### THE TASK
From the first line of the data below through the line holding "anchor=west] (r16) at", output each line exactly and leave the pictures out.
## start DATA FOR THIS EXERCISE
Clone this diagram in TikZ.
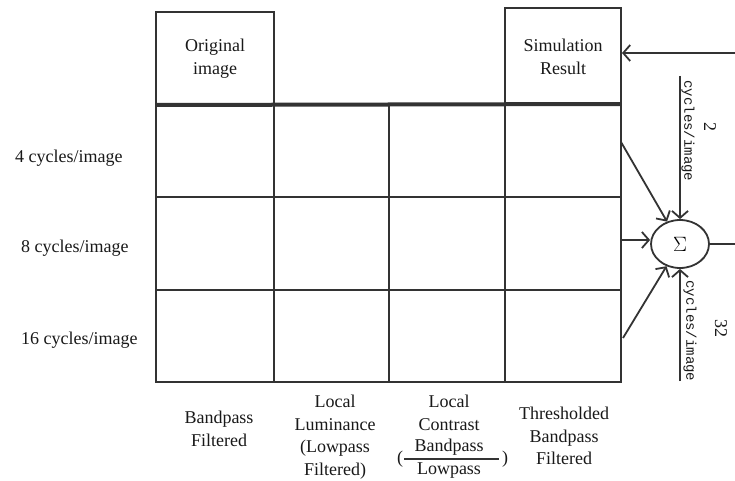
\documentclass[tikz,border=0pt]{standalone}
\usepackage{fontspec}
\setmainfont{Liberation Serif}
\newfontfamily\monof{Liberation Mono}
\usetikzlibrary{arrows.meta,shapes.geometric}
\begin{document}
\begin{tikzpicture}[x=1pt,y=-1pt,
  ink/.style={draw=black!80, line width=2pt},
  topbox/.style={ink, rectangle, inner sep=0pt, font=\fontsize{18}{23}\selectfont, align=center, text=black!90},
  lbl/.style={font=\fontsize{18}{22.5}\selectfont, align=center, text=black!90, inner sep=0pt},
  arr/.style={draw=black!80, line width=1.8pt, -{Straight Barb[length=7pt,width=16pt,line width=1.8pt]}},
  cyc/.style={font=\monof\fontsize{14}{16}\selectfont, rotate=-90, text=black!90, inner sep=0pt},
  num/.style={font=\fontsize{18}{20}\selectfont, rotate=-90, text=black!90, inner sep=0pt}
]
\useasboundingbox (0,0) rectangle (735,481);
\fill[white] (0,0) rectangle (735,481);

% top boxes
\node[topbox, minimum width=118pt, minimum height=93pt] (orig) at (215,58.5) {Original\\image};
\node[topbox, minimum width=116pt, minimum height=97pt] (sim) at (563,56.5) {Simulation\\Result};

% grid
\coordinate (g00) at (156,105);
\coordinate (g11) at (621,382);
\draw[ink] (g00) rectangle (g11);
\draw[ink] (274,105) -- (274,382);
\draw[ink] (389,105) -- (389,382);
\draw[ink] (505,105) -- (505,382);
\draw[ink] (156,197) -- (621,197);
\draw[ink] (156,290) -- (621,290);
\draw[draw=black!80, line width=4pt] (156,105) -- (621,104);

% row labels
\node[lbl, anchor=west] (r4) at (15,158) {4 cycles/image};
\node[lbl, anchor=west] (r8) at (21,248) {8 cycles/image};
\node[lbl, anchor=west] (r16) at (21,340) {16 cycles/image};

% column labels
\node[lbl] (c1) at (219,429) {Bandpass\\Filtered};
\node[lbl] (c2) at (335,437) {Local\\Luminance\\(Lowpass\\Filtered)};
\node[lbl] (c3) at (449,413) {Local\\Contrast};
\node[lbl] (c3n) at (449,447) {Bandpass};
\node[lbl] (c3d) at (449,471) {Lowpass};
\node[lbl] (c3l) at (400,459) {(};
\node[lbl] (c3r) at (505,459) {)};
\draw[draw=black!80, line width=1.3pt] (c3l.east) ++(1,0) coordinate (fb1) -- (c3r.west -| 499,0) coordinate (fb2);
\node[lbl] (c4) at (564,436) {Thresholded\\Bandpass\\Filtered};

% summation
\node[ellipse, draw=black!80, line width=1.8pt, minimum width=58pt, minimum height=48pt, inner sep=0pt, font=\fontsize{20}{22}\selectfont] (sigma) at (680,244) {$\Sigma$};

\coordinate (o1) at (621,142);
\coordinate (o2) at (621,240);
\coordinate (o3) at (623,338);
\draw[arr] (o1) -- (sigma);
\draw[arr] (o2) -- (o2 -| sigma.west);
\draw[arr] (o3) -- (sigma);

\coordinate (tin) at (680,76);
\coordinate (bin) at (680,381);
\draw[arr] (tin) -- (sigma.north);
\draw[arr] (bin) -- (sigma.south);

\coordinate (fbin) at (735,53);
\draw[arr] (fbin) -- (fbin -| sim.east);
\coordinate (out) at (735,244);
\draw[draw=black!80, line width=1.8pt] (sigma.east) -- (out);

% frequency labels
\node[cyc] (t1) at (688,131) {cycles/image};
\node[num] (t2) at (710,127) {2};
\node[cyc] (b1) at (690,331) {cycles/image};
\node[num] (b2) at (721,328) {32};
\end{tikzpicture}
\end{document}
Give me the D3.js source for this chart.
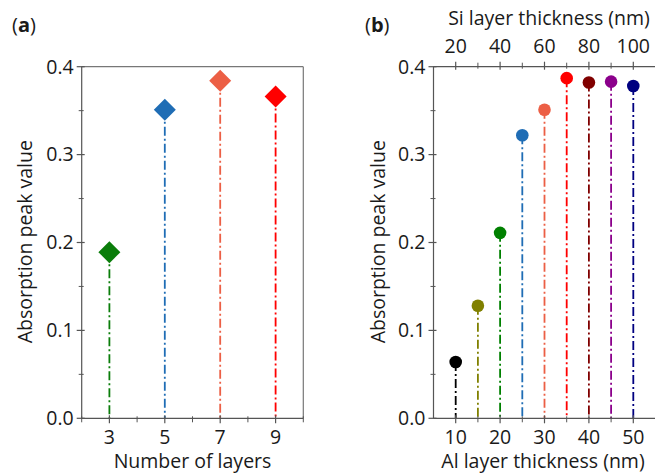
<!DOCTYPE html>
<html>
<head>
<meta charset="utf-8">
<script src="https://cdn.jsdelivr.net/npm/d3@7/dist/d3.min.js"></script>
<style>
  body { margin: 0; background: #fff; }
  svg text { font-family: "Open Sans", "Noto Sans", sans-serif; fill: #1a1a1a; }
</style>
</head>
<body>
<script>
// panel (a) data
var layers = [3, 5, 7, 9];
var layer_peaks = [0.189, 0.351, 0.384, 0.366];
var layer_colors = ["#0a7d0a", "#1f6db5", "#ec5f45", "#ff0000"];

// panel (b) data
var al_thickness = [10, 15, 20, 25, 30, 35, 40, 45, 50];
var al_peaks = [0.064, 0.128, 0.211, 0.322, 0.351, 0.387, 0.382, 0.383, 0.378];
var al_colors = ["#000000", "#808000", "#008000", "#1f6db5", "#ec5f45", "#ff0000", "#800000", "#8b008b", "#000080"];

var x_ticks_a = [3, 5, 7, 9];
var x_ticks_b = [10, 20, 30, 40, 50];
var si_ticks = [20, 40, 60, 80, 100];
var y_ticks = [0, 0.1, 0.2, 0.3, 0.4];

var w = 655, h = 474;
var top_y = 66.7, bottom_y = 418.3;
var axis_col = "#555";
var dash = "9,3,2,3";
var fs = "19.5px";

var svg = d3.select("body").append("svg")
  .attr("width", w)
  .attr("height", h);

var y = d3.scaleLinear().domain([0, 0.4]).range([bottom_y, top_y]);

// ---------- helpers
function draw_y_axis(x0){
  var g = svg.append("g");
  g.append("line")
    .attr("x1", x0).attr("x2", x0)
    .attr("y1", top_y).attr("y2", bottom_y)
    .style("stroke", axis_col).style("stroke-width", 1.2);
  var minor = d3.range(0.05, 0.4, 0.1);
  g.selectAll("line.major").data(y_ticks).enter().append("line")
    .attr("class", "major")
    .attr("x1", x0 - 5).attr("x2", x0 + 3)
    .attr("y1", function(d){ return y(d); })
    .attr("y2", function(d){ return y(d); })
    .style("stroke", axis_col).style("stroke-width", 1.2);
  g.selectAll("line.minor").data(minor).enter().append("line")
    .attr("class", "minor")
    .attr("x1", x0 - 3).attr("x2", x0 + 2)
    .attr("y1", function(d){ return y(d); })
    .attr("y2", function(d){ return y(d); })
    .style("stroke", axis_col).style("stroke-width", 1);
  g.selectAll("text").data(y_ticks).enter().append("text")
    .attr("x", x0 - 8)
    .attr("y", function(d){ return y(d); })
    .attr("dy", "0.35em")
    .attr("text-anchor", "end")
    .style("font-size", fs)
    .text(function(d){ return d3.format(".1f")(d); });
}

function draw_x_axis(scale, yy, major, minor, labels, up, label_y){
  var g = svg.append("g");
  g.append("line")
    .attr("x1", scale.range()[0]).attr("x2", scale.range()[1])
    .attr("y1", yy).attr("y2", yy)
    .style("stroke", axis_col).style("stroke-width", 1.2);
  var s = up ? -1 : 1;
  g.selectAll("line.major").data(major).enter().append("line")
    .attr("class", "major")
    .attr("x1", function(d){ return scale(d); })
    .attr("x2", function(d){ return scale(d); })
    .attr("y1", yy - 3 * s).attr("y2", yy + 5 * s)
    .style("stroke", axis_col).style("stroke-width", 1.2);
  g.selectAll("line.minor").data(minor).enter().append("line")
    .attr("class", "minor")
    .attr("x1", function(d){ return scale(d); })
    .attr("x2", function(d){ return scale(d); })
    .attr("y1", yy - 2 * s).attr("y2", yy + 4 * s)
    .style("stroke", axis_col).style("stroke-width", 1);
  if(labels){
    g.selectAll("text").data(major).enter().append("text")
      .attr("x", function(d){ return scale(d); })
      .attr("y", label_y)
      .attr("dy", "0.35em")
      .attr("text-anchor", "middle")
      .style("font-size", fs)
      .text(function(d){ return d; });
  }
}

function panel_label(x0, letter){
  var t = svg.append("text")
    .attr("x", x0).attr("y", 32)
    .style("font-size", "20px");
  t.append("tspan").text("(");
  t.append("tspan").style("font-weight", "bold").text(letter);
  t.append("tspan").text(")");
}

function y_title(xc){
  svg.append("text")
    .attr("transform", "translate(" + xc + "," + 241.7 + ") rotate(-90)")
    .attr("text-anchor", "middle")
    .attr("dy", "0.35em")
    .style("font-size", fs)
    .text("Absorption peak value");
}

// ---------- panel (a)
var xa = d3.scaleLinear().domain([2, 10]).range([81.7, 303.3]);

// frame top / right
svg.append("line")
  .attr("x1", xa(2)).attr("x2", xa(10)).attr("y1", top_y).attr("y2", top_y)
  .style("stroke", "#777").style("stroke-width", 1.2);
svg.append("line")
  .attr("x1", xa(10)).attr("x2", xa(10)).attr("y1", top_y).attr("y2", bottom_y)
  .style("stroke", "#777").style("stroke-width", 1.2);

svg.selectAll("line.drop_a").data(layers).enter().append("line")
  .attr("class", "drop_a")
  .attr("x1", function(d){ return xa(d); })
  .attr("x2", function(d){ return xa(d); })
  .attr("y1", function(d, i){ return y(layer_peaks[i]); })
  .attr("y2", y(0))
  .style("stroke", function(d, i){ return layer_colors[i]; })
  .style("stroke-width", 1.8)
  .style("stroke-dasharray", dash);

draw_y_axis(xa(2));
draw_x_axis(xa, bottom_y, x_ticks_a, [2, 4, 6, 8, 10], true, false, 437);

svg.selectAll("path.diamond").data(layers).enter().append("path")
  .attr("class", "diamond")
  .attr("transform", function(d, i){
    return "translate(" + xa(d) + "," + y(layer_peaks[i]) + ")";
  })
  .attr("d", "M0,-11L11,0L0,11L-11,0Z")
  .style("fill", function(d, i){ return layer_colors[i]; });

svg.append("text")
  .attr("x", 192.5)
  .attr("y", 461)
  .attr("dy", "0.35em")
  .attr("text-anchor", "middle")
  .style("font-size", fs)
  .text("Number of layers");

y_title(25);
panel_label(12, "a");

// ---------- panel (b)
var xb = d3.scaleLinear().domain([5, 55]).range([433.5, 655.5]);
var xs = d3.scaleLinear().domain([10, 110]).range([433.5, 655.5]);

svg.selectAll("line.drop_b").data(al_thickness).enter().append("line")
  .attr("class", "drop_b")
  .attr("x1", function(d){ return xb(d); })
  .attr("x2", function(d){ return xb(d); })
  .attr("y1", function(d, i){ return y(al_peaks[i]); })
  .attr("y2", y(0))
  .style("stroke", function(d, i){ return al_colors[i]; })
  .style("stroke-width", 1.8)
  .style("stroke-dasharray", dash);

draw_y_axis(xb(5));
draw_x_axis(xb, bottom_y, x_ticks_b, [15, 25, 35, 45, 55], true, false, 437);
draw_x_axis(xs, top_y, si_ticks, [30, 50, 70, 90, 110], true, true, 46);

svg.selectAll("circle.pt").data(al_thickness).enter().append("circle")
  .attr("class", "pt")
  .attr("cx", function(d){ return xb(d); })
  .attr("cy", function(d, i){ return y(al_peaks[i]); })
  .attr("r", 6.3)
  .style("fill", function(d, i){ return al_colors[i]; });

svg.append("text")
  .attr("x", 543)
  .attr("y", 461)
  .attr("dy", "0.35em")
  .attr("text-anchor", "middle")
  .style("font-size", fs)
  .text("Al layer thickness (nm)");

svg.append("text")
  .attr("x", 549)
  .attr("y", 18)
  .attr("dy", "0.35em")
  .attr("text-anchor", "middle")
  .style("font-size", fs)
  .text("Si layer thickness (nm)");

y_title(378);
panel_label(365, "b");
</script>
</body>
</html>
## end DATA FOR THIS EXERCISE
### OUTPUT
Clone this diagram in TikZ.
\documentclass[tikz,border=0pt]{standalone}
\usepackage{fontspec}
\setmainfont{Liberation Serif}
\newfontfamily\monof{Liberation Mono}
\usetikzlibrary{arrows.meta,shapes.geometric}
\begin{document}
\begin{tikzpicture}[x=1pt,y=-1pt,
  ink/.style={draw=black!80, line width=2pt},
  topbox/.style={ink, rectangle, inner sep=0pt, font=\fontsize{18}{23}\selectfont, align=center, text=black!90},
  lbl/.style={font=\fontsize{18}{22.5}\selectfont, align=center, text=black!90, inner sep=0pt},
  arr/.style={draw=black!80, line width=1.8pt, -{Straight Barb[length=7pt,width=16pt,line width=1.8pt]}},
  cyc/.style={font=\monof\fontsize{14}{16}\selectfont, rotate=-90, text=black!90, inner sep=0pt},
  num/.style={font=\fontsize{18}{20}\selectfont, rotate=-90, text=black!90, inner sep=0pt}
]
\useasboundingbox (0,0) rectangle (735,481);
\fill[white] (0,0) rectangle (735,481);

% top boxes
\node[topbox, minimum width=118pt, minimum height=93pt] (orig) at (215,58.5) {Original\\image};
\node[topbox, minimum width=116pt, minimum height=97pt] (sim) at (563,56.5) {Simulation\\Result};

% grid
\coordinate (g00) at (156,105);
\coordinate (g11) at (621,382);
\draw[ink] (g00) rectangle (g11);
\draw[ink] (274,105) -- (274,382);
\draw[ink] (389,105) -- (389,382);
\draw[ink] (505,105) -- (505,382);
\draw[ink] (156,197) -- (621,197);
\draw[ink] (156,290) -- (621,290);
\draw[draw=black!80, line width=4pt] (156,105) -- (621,104);

% row labels
\node[lbl, anchor=west] (r4) at (15,158) {4 cycles/image};
\node[lbl, anchor=west] (r8) at (21,248) {8 cycles/image};
\node[lbl, anchor=west] (r16) at (21,340) {16 cycles/image};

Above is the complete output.